Finally if you don't have a mass given, this means your foundation is coupled to the inertial frame. FAST does not allow this directly but you can achieve almost the same effect by setting the mass and moments of inertia to very high values. Ideally you should choose the mass and moment of inertia of the earth as values but that might cause numerical problems. Usually values about 10 to 50 times those of the total turbine should emulate an inertial foundation well enough.

Re: Modeling of linear foundation for onshore turbine

Posted: Mon Jun 08, 2020 7:40 am
by Jens.Geisler
Here is another question and answer:
Q:
but how you choose the damping ratio as 0,0005 in some doc i found that they took as 0,15 ?
why all the values of diag are 1 just 2 of them are different? (mass ans stiffness) ..

A:
0.5% damping is quite usual. But 0.15% (or is it 15%?) may also work. You have to run some simulations to see what suites you best.
I only had values for translation and rotation about the x- and y-axes given, so I set the z-axes values to one. But these values only make sense when they are not being used, i.e. the corresponding degrees of freedom are set to false in the ElastoDyn config file. Otherwise such a low stiffness would make the turbine sink miles into the ground :-(

Re: Modeling of linear foundation for onshore turbine

Posted: Mon Jun 08, 2020 7:45 am
by Jens.Geisler
And another question I received by mail:
Q:
The mass moment of inertia I1,I2 How you choose their values ?

A:
All masses, moments of inertia and stiffnesses I worked with came from a Bladed model. If you don't have such reference values, you might want to make the foundation like 10 times more inert that your turbine.

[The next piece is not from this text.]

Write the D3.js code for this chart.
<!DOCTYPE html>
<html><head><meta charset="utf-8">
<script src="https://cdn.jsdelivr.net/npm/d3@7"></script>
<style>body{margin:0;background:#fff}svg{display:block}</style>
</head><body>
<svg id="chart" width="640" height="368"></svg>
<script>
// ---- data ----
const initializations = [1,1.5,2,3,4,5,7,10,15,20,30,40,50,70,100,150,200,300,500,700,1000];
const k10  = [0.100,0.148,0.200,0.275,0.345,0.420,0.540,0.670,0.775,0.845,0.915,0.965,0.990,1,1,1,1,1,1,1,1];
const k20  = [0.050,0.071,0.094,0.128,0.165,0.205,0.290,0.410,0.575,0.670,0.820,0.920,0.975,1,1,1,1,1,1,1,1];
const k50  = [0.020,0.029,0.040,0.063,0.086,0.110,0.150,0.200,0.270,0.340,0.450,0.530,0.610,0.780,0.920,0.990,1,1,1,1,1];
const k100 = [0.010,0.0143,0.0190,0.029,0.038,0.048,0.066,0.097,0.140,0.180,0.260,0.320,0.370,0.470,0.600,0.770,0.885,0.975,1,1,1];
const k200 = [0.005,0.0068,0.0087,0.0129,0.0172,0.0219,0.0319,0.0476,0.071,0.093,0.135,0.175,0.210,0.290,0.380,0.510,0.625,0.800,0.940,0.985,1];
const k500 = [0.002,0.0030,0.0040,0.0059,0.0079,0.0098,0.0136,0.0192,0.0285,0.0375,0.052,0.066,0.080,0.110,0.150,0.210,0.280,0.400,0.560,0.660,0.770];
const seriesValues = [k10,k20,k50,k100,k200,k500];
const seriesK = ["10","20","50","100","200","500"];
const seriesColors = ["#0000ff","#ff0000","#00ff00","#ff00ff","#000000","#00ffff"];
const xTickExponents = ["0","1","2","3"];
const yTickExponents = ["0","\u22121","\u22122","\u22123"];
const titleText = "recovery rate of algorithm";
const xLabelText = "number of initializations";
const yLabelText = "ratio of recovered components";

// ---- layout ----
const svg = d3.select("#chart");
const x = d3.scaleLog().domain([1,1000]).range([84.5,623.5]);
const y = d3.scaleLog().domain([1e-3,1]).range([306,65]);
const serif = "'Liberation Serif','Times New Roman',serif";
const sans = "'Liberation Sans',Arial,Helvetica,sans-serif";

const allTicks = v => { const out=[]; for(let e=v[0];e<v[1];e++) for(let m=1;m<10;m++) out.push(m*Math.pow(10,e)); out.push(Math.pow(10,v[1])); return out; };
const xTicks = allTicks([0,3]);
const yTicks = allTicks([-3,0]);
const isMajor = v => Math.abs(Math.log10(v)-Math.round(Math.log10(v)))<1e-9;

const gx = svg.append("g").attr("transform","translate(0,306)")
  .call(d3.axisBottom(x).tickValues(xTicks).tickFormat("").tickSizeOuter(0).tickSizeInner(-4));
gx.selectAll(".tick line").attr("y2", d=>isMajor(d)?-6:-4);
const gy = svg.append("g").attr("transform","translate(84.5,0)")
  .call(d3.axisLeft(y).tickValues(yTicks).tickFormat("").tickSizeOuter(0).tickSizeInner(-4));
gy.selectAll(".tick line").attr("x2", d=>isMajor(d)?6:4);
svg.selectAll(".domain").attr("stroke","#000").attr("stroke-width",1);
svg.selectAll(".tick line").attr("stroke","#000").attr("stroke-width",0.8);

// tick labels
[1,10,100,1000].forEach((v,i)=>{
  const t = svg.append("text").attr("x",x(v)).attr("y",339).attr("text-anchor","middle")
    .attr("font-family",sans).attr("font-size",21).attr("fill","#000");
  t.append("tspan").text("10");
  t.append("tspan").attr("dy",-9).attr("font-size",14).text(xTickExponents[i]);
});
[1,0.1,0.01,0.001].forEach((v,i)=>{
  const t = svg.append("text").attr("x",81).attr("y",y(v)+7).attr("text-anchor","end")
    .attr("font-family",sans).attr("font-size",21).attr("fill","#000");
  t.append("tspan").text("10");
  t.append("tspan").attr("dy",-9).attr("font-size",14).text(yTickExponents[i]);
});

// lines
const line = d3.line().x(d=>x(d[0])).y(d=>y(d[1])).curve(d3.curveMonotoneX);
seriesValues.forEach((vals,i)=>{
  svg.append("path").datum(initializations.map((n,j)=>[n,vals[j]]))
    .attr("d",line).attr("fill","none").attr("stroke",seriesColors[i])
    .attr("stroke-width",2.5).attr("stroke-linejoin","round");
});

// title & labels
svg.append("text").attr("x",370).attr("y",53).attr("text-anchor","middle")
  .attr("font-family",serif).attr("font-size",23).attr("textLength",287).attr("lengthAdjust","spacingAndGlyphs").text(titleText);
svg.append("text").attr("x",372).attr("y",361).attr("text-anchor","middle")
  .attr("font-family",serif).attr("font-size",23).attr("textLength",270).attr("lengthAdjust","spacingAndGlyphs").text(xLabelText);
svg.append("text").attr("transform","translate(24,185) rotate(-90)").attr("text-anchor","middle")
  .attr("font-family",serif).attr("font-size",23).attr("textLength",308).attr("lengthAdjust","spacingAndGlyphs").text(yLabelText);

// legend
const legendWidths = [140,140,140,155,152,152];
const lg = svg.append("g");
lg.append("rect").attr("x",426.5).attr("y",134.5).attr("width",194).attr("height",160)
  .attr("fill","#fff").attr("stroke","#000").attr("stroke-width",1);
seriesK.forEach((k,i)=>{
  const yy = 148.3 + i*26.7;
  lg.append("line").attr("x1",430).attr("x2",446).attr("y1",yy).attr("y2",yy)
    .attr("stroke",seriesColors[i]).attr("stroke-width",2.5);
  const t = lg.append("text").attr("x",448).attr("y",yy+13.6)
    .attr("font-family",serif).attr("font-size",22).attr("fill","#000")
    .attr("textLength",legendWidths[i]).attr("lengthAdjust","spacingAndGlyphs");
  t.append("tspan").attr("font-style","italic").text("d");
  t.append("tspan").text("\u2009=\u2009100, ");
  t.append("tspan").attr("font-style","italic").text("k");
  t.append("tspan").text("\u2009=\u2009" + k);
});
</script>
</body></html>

For the moments of inertia you could take the mass of the rotor nacelle assembly and multiply it by the square of the tower hight as an approximation of the turbine values.

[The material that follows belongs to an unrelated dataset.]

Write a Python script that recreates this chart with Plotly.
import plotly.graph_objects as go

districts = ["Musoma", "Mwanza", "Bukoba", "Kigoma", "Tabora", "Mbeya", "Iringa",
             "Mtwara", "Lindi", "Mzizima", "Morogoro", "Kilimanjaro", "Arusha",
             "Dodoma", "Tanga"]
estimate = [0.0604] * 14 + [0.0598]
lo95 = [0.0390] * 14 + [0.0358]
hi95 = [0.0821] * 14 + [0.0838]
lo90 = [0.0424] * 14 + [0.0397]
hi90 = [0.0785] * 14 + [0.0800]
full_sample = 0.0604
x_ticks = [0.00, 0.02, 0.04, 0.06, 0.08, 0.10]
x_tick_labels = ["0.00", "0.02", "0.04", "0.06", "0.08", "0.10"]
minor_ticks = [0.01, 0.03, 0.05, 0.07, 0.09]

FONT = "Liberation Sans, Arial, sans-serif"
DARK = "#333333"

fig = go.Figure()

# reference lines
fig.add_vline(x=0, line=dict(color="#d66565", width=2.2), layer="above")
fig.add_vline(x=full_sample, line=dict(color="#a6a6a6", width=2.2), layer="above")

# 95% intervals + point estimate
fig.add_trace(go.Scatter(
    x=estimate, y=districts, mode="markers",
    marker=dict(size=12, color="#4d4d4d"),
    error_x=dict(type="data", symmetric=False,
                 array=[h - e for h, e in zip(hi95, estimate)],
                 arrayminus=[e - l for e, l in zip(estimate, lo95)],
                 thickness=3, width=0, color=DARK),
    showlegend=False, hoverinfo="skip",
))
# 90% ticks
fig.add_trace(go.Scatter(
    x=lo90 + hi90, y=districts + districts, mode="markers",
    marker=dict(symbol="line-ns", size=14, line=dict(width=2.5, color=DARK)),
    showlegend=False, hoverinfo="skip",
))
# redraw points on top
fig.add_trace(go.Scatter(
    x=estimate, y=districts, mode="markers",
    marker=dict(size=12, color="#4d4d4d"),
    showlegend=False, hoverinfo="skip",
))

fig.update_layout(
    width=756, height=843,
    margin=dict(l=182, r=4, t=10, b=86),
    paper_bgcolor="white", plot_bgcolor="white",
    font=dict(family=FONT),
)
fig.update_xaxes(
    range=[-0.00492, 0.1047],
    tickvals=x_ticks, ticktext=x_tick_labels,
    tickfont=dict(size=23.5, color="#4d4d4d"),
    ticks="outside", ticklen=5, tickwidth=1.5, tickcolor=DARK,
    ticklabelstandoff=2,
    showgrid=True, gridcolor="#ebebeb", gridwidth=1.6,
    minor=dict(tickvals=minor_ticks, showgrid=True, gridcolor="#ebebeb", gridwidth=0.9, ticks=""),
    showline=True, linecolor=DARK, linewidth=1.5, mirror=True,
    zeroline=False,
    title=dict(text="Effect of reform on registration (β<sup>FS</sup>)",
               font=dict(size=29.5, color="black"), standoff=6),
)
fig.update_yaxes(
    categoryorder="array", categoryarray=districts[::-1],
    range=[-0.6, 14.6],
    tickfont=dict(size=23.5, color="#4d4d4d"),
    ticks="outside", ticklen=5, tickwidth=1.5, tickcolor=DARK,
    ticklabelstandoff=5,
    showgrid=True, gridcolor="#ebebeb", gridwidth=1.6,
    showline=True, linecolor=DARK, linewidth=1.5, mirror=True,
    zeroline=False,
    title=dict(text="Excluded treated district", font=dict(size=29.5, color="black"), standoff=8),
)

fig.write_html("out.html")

Re: Modeling of linear foundation for onshore turbine

Posted: Sat Jul 04, 2020 5:54 am
by Drew.Gertz
Hi Jens,

I am also converting a Bladed model to OpenFAST. I'm just wondering how you dealt with the missing DOFs in OpenFAST? That is: tower torsion, nacelle tilt, and main shaft bending? I found a workaround for tower torsion here (viewtopic.php?f=3&t=645&p=14736&hilit=tower+torsion#p14736) but I'm wondering about the other two.

Thanks!

Best,
Drew Gertz
Principal Consultant
Northwind Engineering OÜ
www.northwindengineering.com

Re: Modeling of linear foundation for onshore turbine

Posted: Sat Jul 04, 2020 8:09 am
by Jens.Geisler
Hi Drew,
I just plain ignored these missing DOFs. In typical turbines they shouldn't make much of a difference. The biggest influence is probably that of the tower torsion. I didn't read the topic linked by you but I assume it suggests to emulate tower torsion with a yaw stiffness which should work quite well.
If a very good comparison must be achieved, those DOFs must be disabled in Bladed.

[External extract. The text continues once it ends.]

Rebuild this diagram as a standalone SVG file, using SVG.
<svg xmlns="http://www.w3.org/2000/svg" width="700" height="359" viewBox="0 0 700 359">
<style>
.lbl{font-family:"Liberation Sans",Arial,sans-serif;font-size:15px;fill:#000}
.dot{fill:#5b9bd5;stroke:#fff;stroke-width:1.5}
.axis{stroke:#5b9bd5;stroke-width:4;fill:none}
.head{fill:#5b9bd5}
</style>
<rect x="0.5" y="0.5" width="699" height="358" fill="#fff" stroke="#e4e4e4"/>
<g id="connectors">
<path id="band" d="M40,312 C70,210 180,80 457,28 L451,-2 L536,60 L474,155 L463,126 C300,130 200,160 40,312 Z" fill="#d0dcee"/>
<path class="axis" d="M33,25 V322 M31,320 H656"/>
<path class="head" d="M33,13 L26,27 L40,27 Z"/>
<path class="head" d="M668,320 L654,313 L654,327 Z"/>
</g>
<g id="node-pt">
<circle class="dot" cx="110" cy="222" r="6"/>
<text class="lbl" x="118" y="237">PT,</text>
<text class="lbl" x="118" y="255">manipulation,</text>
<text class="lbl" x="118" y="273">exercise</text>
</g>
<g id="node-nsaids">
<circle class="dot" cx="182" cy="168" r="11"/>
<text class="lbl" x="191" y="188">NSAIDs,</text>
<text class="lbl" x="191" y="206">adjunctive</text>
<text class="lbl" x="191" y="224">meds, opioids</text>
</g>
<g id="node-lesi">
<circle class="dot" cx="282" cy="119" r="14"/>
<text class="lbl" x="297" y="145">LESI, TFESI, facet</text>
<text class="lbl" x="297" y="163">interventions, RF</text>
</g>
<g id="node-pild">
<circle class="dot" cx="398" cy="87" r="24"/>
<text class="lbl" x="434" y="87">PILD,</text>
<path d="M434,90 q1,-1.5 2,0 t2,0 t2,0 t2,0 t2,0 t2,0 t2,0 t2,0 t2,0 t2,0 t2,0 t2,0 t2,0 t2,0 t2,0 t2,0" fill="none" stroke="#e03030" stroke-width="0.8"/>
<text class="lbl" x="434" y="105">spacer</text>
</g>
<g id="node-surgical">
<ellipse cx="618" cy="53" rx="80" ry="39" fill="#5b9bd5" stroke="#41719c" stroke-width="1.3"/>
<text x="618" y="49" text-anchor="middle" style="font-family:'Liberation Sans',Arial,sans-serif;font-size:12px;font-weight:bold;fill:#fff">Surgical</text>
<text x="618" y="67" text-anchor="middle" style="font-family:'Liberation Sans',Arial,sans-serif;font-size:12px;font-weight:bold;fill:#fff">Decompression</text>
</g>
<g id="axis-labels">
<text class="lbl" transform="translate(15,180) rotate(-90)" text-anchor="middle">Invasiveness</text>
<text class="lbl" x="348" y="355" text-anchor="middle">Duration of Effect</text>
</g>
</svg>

Re: Modeling of linear foundation for onshore turbine

Posted: Mon Aug 03, 2020 3:55 am
by Meriem.Mbarek
Hi,
My apologies for the late reply, thank you for your detailed and helpful explanation.
i'am studying onshore wind turbine and i want to know the effect of the foundation on the tower loads , i would like to ask about how could i calculate the eigenfrequencies (with the consideration of the foundation effect) , and how can i set the rigidity parameter ,could i set this parameters ( PtfmSgDOF ,PtfmSwDOF,PtfmHvDOF) in Elastodyn True,and if could i there's some conditions? or it's not possible ?
Thank you.
Kind regards,

Re: Modeling of linear foundation for onshore turbine

Posted: Mon Aug 03, 2020 6:35 am
by Jason.Jonkman
Dear Meriem,

Are you using OpenFAST with a the external platform (CompSub = 2) option? The linearization capability of OpenFAST does not currently support this option, although you could derive the eigenfrequencies by post-processing of time-domain responses, as has been discussed on this forum.

NREL has been working on modeling foundation flexibility and soil-structure interaction in OpenFAST by both including a 6x6 stiffness matrix (coupled springs model) at joints in SubDyn and by introducing a new module, SoilDyn. SoilDyn provides an option for a simple 6x6 stiffness matrix, but also includes options for interfacing to the REDWIN DLLs developed by NGI (to model soil-structure interaction via a superelement, including soil hysteresis), as well as and a placeholder for future implementation of a p-y and t-z curves. These are not currently included in a public release, but are being developed in branches on forks of OpenFAST. And these developments also support full-system linearization capability for direct eigenanalysis. More information will come soon.

Best regards,